Schools that allow dosing of medical cannabis onsite can:
- Provide secure labeled storage of cannabis oils and tinctures, tablets, or capsules for the child.
- Provide a sign-in and sign-out or digital tracking method that can be updated by the school nurse when a dose has been administered. With health information exchange (HIE), the HIPAA compliant patient medical record (PMR) system can be shared with the parent, pediatrician, and primary care provider to track regular doses.
- Be aware of and observant of any adverse reactions. In the same way, teachers know which students are taking medications and are trained to watch for side effects.
In the Individuals with Disabilities Education Act (IDEA), Section 504 of the Rehabilitation Act, the right to take medications exists. However, when parents in New Mexico tried to use IDEA as grounds to protect dosing medical cannabis at school, it was struck down. And the New Mexico Supreme Court in 2019 said that schools retain the right to ban cannabis (in all forms) from school property.
What Does an Average Day Look Like When a School Does Not Allow Medical Cannabis
While dosing needs vary by patient, many parents will provide a single dose at home in the morning. And then, at lunch, visit the school or have a medical professional onsite administer an approved dose of cannabis tincture or capsule. A midday dose can provide symptom relief until the child returns home after the school day.
When schools prohibit the administration of medical cannabis on school property, it creates a problematic situation for the parent or guardian. They must visit the school (likely on a lunch break) and remove the minor from the premises. Some parents may administer a dose of tincture in their vehicle, or others may return home with their child to provide it. And then drive their son or daughter back to school.
Multiply that exercise by twenty times per month. You can see why so many parents are interested in changing federal laws to allow schools to permit onsite administration of medical cannabis for cardholding students.
Why Are Educational Administrators Really Against Dosing Cannabis at School?
Many schools have a healthcare professional on-site (school nurse) for safety and liability purposes. A board-certified RN, and in some cases a Nurses Aide, may be legally permitted to provide a dose of medical cannabis to a student.

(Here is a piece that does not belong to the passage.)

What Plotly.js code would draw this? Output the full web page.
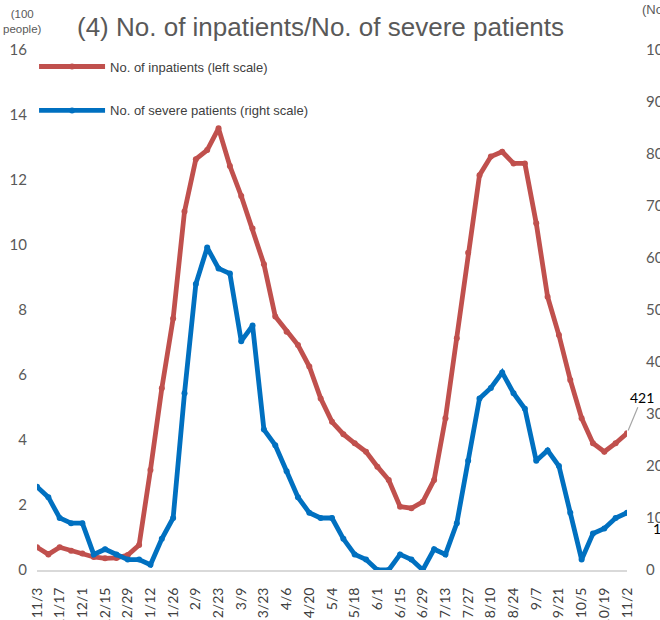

In accordance with directions provided by a parent and primary care provider (PCP).
Facilitating a midday dose of 1-2 drops of a tincture or a capsule would not present a big problem for most schools. Other types of prescription medications for students are safely stored and administered by an authorized health assistant. The problem is not logistical for schools; they have a system in place.
While cannabis remains a federally prohibited drug, there can be consequences for schools that allow onsite dosing on Schedule I of the Controlled Substances Act. Some Colleges and Universities in the United States that moved to permit medical cannabis on campus were threatened with a loss of funding.

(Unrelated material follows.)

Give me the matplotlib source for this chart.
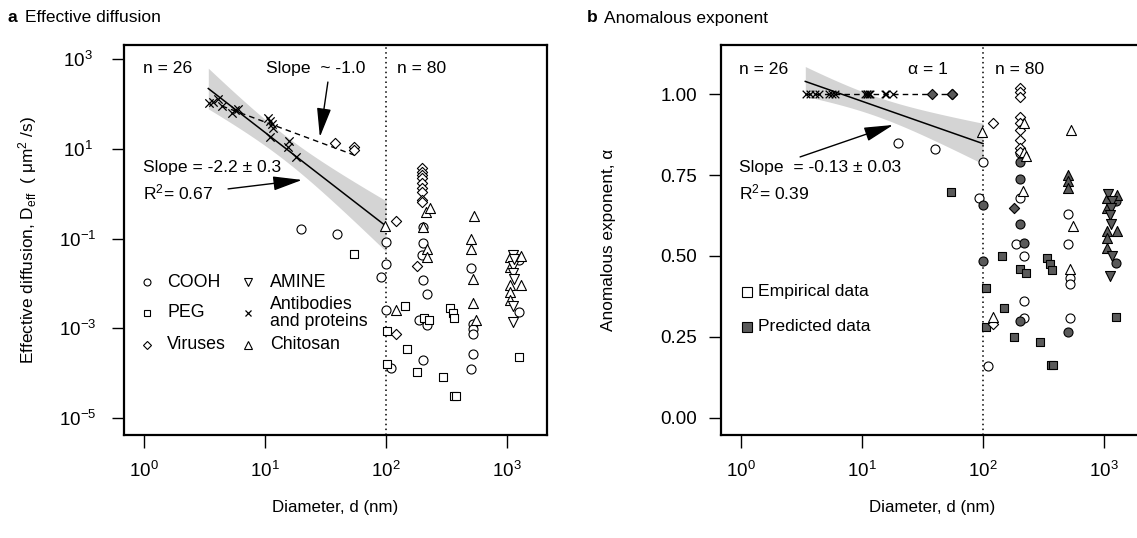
import numpy as np
import matplotlib
matplotlib.use('Agg')
import matplotlib.pyplot as plt
from matplotlib.ticker import FixedLocator, NullLocator

plt.rcParams['font.family'] = ['Liberation Sans', 'DejaVu Sans']
plt.rcParams['mathtext.fontset'] = 'custom'
plt.rcParams['mathtext.rm'] = 'Liberation Sans'
plt.rcParams['mathtext.it'] = 'Liberation Sans:italic'
plt.rcParams['mathtext.bf'] = 'Liberation Sans:bold'

# ---------------- panel a: effective diffusion (d in nm, D in um^2/s) ----------------
cooh_d = [19.9, 39.7, 100, 100, 91, 100, 109, 201, 201, 197, 201, 217, 188, 217, 201,
          501, 521, 521, 521, 521, 501, 1265, 1265]
cooh_D = [0.161, 0.126, 0.0849, 0.0269, 0.0136, 0.00252, 0.000130, 0.184, 0.0805, 0.0428,
          0.0118, 0.00575, 0.00156, 0.00117, 0.000200, 0.0227, 0.00123, 0.000984, 0.000762,
          0.000272, 0.000126, 0.0331, 0.00231]

peg_d = [54.4, 144.5, 102.5, 102.5, 148, 206, 225, 181, 338, 360, 367, 294, 367, 377, 1265]
peg_D = [0.0457, 0.00315, 0.000857, 0.000163, 0.000352, 0.00173, 0.00156, 0.000104, 0.00290,
         0.00220, 0.00170, 0.0000817, 0.0000313, 0.0000313, 0.000229]

virus_d = [37.9, 54.4, 54.4, 120, 120, 197, 197, 197, 197, 197, 197, 197, 197, 197, 181]
virus_D = [13.8, 11.2, 9.5, 0.250, 0.000762, 3.71, 3.11, 2.62, 2.21, 1.71, 1.32, 1.11, 0.724,
           0.664, 0.0243]

chito_d = [98, 121, 214, 231, 201, 219, 217, 534, 501, 501, 521, 521, 554,
           1059, 1297, 1059, 1059, 1297, 1059, 1059]
chito_D = [0.190, 0.00252, 0.397, 0.472, 0.184, 0.0574, 0.0380, 0.318, 0.0991, 0.0574, 0.0129,
           0.00367, 0.00151, 0.0393, 0.0406, 0.0234, 0.00914, 0.00914, 0.00647, 0.00423]

amine_d = [1114, 1114, 1114, 1143, 1114, 1114, 1143]
amine_D = [0.0428, 0.0243, 0.0167, 0.0123, 0.00310, 0.00138, 0.0355]

anti_d = [3.47, 3.74, 4.11, 4.39, 5.31, 5.65, 6.01, 10.6, 10.9, 11.4, 11.6, 11.0, 15.9, 15.6, 18.0]
anti_D = [105, 111, 131, 92.9, 62.8, 74.5, 78.3, 48.5, 42.3, 35.6, 29.9, 18.8, 15.1, 11.2, 6.73]

# fit for d < 100 nm (log10 D = a + b log10 d), confidence band shape
fit_a_D, fit_b_D = 3.46, -2.09
band_D = (0.28, 0.577, 1.15)        # half-width: sqrt(c0^2 + c1^2 (x - xm)^2), decades
slope1_a, slope1_b = 2.602, -1.0    # dashed "slope ~ -1" line
slope1_range = (4.4, 55)
fit_range = (3.4, 100)

# ---------------- panel b: anomalous exponent ----------------
cooh_emp_d = [20, 40, 100, 92, 109, 203, 201, 188, 219, 219, 219, 506, 506, 519, 519, 519]
cooh_emp_a = [0.850, 0.830, 0.790, 0.679, 0.158, 0.818, 0.679, 0.537, 0.499, 0.359, 0.308,
              0.628, 0.537, 0.431, 0.412, 0.308]
cooh_pre_d = [100, 100, 201, 201, 201, 219, 201, 506, 1259, 1259]
cooh_pre_a = [0.658, 0.484, 0.790, 0.738, 0.597, 0.540, 0.299, 0.263, 0.669, 0.479]

peg_pre_d = [54, 105, 148, 105, 144, 203, 228, 181, 338, 359, 371, 293, 367, 378, 1259]
peg_pre_a = [0.696, 0.402, 0.340, 0.281, 0.499, 0.458, 0.448, 0.248, 0.492, 0.474, 0.455,
             0.233, 0.161, 0.161, 0.310]

virus_emp_d = [121, 121, 201, 201, 201, 201, 201, 201, 201, 201, 201]
virus_emp_a = [0.910, 0.289, 1.019, 1.007, 0.992, 0.930, 0.910, 0.889, 0.858, 0.835, 0.822]
virus_pre_d = [38, 55, 55, 181]
virus_pre_a = [1.0, 1.0, 1.0, 0.648]

chito_emp_d = [98, 122, 217, 219, 228, 214, 533, 553, 519]
chito_emp_a = [0.882, 0.312, 0.910, 0.822, 0.810, 0.702, 0.889, 0.592, 0.458]
chito_pre_d = [506, 506, 506, 1275, 1067, 1067, 1067, 1275, 1067, 1067]
chito_pre_a = [0.751, 0.732, 0.710, 0.689, 0.679, 0.648, 0.576, 0.578, 0.554, 0.525]

amine_pre_d = [1087, 1159, 1137, 1122, 1137, 1159, 1122]
amine_pre_a = [0.691, 0.671, 0.648, 0.626, 0.599, 0.499, 0.438]

anti_a = [1.0] * len(anti_d)

fit_a_alpha, fit_b_alpha = 1.109, -0.131
band_alpha = (0.03, 0.0614, 1.1)
alpha1_range = (3.4, 55)

GRAY = '#5a5a5a'
EW = 0.8
TXT = 12.6


def style_axes(ax):
    ax.set_xscale('log')
    ax.set_xlim(10 ** -0.165, 10 ** 3.33)
    ax.xaxis.set_major_locator(FixedLocator([1, 10, 100, 1000]))
    ax.xaxis.set_minor_locator(NullLocator())
    ax.set_xticklabels(['$10^{0}$', '$10^{1}$', '$10^{2}$', '$10^{3}$'])
    for s in ax.spines.values():
        s.set_linewidth(1.6)
    ax.tick_params(axis='both', length=9, width=1.0, labelsize=13.5, direction='out')
    ax.tick_params(axis='x', pad=10)
    ax.set_xlabel('Diameter, d (nm)', fontsize=12.2, labelpad=13)
    ax.axvline(100, color='k', ls=(0, (1, 2.2)), lw=1.1, zorder=2)


def pts(ax, d, v, marker, ms, filled=False):
    if marker == 'x':
        ax.scatter(d, v, marker='x', s=ms ** 2, c='k', linewidths=0.9, zorder=4)
    else:
        ax.scatter(d, v, marker=marker, s=ms ** 2, facecolors=GRAY if filled else 'white',
                   edgecolors='k', linewidths=EW, zorder=3)


fig = plt.figure(figsize=(11.37, 5.38), dpi=100)
ax1 = fig.add_axes([124 / 1137, 1 - 435 / 538, 423 / 1137, 390 / 538])
ax2 = fig.add_axes([721 / 1137, 1 - 435 / 538, 423 / 1137, 390 / 538])

# ---------------- panel a ----------------
style_axes(ax1)
ax1.set_yscale('log')
ax1.set_ylim(10 ** -5.38, 10 ** 3.32)
ax1.yaxis.set_major_locator(FixedLocator([1e3, 1e1, 1e-1, 1e-3, 1e-5]))
ax1.yaxis.set_minor_locator(NullLocator())
ax1.set_yticklabels(['$10^{3}$', '$10^{1}$', '$10^{-1}$', '$10^{-3}$', '$10^{-5}$'])
ax1.tick_params(axis='y', pad=24)
for lab in ax1.get_yticklabels():
    lab.set_ha('center')
ax1.set_ylabel(r'Effective diffusion, D$_{\mathrm{eff}}$  ( μm$^{2}$ /s)', fontsize=12.4,
               labelpad=15)

lx = np.linspace(np.log10(fit_range[0]), np.log10(fit_range[1]), 60)
hw = np.sqrt(band_D[0] ** 2 + band_D[1] ** 2 * (lx - band_D[2]) ** 2)
mid = fit_a_D + fit_b_D * lx
ax1.fill_between(10 ** lx, 10 ** (mid - hw), 10 ** (mid + hw), color='#d4d4d4', lw=0, zorder=1)
ax1.plot(10 ** lx, 10 ** mid, color='k', lw=1.1, zorder=2)
sx = np.log10(np.array(slope1_range))
ax1.plot(10 ** sx, 10 ** (slope1_a + slope1_b * sx), color='k', lw=1.0, ls=(0, (4, 3)), zorder=2)

pts(ax1, cooh_d, cooh_D, 'o', 6.5)
pts(ax1, peg_d, peg_D, 's', 5.6)
pts(ax1, virus_d, virus_D, 'D', 5.2)
pts(ax1, chito_d, chito_D, '^', 7.2)
pts(ax1, amine_d, amine_D, 'v', 7.2)
pts(ax1, anti_d, anti_D, 'x', 6.0)

ax1.text(0.045, 0.941, 'n = 26', transform=ax1.transAxes, fontsize=TXT, va='center')
ax1.text(0.645, 0.941, 'n = 80', transform=ax1.transAxes, fontsize=TXT, va='center')
ax1.text(0.336, 0.941, 'Slope  ~ -1.0', transform=ax1.transAxes, fontsize=TXT, va='center')
ax1.text(0.045, 0.685, 'Slope = -2.2 ± 0.3', transform=ax1.transAxes, fontsize=TXT, va='center')
ax1.text(0.045, 0.621, 'R$^{2}$= 0.67', transform=ax1.transAxes, fontsize=TXT, va='center')
arrow = dict(arrowstyle='-|>,head_length=0.9,head_width=0.22', color='k', lw=1.0,
             mutation_scale=20, shrinkA=0, shrinkB=0)
ax1.annotate('', xy=(0.463, 0.764), xytext=(0.482, 0.905), xycoords='axes fraction',
             arrowprops=arrow)
ax1.annotate('', xy=(0.421, 0.654), xytext=(0.246, 0.631), xycoords='axes fraction',
             arrowprops=arrow)

# legend, two columns
legend_entries = [('o', 'COOH', 5.0), ('s', 'PEG', 4.4), ('D', 'Viruses', 4.4),
                  ('v', 'AMINE', 5.5), ('x', 'Antibodies\nand proteins', 5.0),
                  ('^', 'Chitosan', 5.5)]
col_x = [(0.054, 0.102), (0.293, 0.345)]
row_y = [0.392, 0.313, 0.231]
for i, (m, lab, ms) in enumerate(legend_entries):
    mx, tx = col_x[i // 3]
    y = row_y[i % 3]
    if m == 'x':
        ax1.plot([mx], [y], marker='x', ms=ms, color='k', mew=0.9, ls='none',
                 transform=ax1.transAxes)
    else:
        ax1.plot([mx], [y], marker=m, ms=ms, mfc='white', mec='k', mew=EW, ls='none',
                 transform=ax1.transAxes)
    ax1.text(tx, y, lab, transform=ax1.transAxes, fontsize=12.8, va='center', linespacing=0.95)

# ---------------- panel b ----------------
style_axes(ax2)
ax2.set_ylim(-0.054, 1.152)
ax2.yaxis.set_major_locator(FixedLocator([0, 0.25, 0.5, 0.75, 1.0]))
ax2.yaxis.set_minor_locator(NullLocator())
ax2.set_yticklabels(['0.00', '0.25', '0.50', '0.75', '1.00'])
ax2.tick_params(axis='y', pad=8)
ax2.set_ylabel('Anomalous exponent, α', fontsize=12.4, labelpad=32)

hw2 = np.sqrt(band_alpha[0] ** 2 + band_alpha[1] ** 2 * (lx - band_alpha[2]) ** 2)
mid2 = fit_a_alpha + fit_b_alpha * lx
ax2.fill_between(10 ** lx, mid2 - hw2, mid2 + hw2, color='#d4d4d4', lw=0, zorder=1)
ax2.plot(10 ** lx, mid2, color='k', lw=1.1, zorder=2)
ax2.plot(alpha1_range, [1.0, 1.0], color='k', lw=1.0, ls=(0, (4, 3)), zorder=2)

pts(ax2, cooh_emp_d, cooh_emp_a, 'o', 6.5)
pts(ax2, cooh_pre_d, cooh_pre_a, 'o', 6.5, True)
pts(ax2, peg_pre_d, peg_pre_a, 's', 5.6, True)
pts(ax2, virus_emp_d, virus_emp_a, 'D', 5.2)
pts(ax2, virus_pre_d, virus_pre_a, 'D', 5.2, True)
pts(ax2, chito_emp_d, chito_emp_a, '^', 7.2)
pts(ax2, chito_pre_d, chito_pre_a, '^', 7.2, True)
pts(ax2, amine_pre_d, amine_pre_a, 'v', 7.2, True)
pts(ax2, anti_d, anti_a, 'x', 5.5)

ax2.text(0.043, 0.938, 'n = 26', transform=ax2.transAxes, fontsize=TXT, va='center')
ax2.text(0.443, 0.938, 'α = 1', transform=ax2.transAxes, fontsize=TXT, va='center')
ax2.text(0.648, 0.938, 'n = 80', transform=ax2.transAxes, fontsize=TXT, va='center')
ax2.text(0.043, 0.685, 'Slope  = -0.13 ± 0.03', transform=ax2.transAxes, fontsize=TXT,
         va='center')
ax2.text(0.043, 0.621, 'R$^{2}$= 0.39', transform=ax2.transAxes, fontsize=TXT, va='center')
ax2.annotate('', xy=(0.407, 0.795), xytext=(0.187, 0.713), xycoords='axes fraction',
             arrowprops=arrow)

for (fill, lab), y in zip([('white', 'Empirical data'), (GRAY, 'Predicted data')],
                          [0.367, 0.277]):
    ax2.plot([0.061], [y], marker='s', ms=7.5, mfc=fill, mec='k', mew=EW, ls='none',
             transform=ax2.transAxes)
    ax2.text(0.087, y, lab, transform=ax2.transAxes, fontsize=12.6, va='center')

# panel titles
fig.text(8 / 1137, 1 - 18 / 538, 'a', fontsize=12.5, fontweight='bold', va='center')
fig.text(25 / 1137, 1 - 18 / 538, 'Effective diffusion', fontsize=12.5, va='center')
fig.text(587 / 1137, 1 - 18 / 538, 'b', fontsize=12.5, fontweight='bold', va='center')
fig.text(604 / 1137, 1 - 18 / 538, 'Anomalous exponent', fontsize=12.5, va='center')

fig.savefig('out.png', dpi=100, facecolor='white')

Educational institutions fear losing federal funding if they create a policy that contradicts the Controlled Substances Act. Even when medical cannabis has been state legalized. There is also a concern about child health and safety. Some parents who have legally administered medical cannabis to their children (under doctor guidance and supervision) have reported family protection services.
Federal Decriminalization of Cannabis Could Solve the Problem
Between the two main concerns regarding dosing medical cannabis, some schools simply ban it outright. And that puts parents and their children in a position of deciding whether to cope with untreated symptoms during the school day or an ongoing schedule of parental visits on lunch breaks to administer the dose off school property.
However, the MORE Act, the Marijuana Opportunity Reinvestment and Expungement Act may deschedule cannabis from the Controlled Substances Act. More schools will feel legally confident to provide medical cannabis accommodations for students and their families if that happens.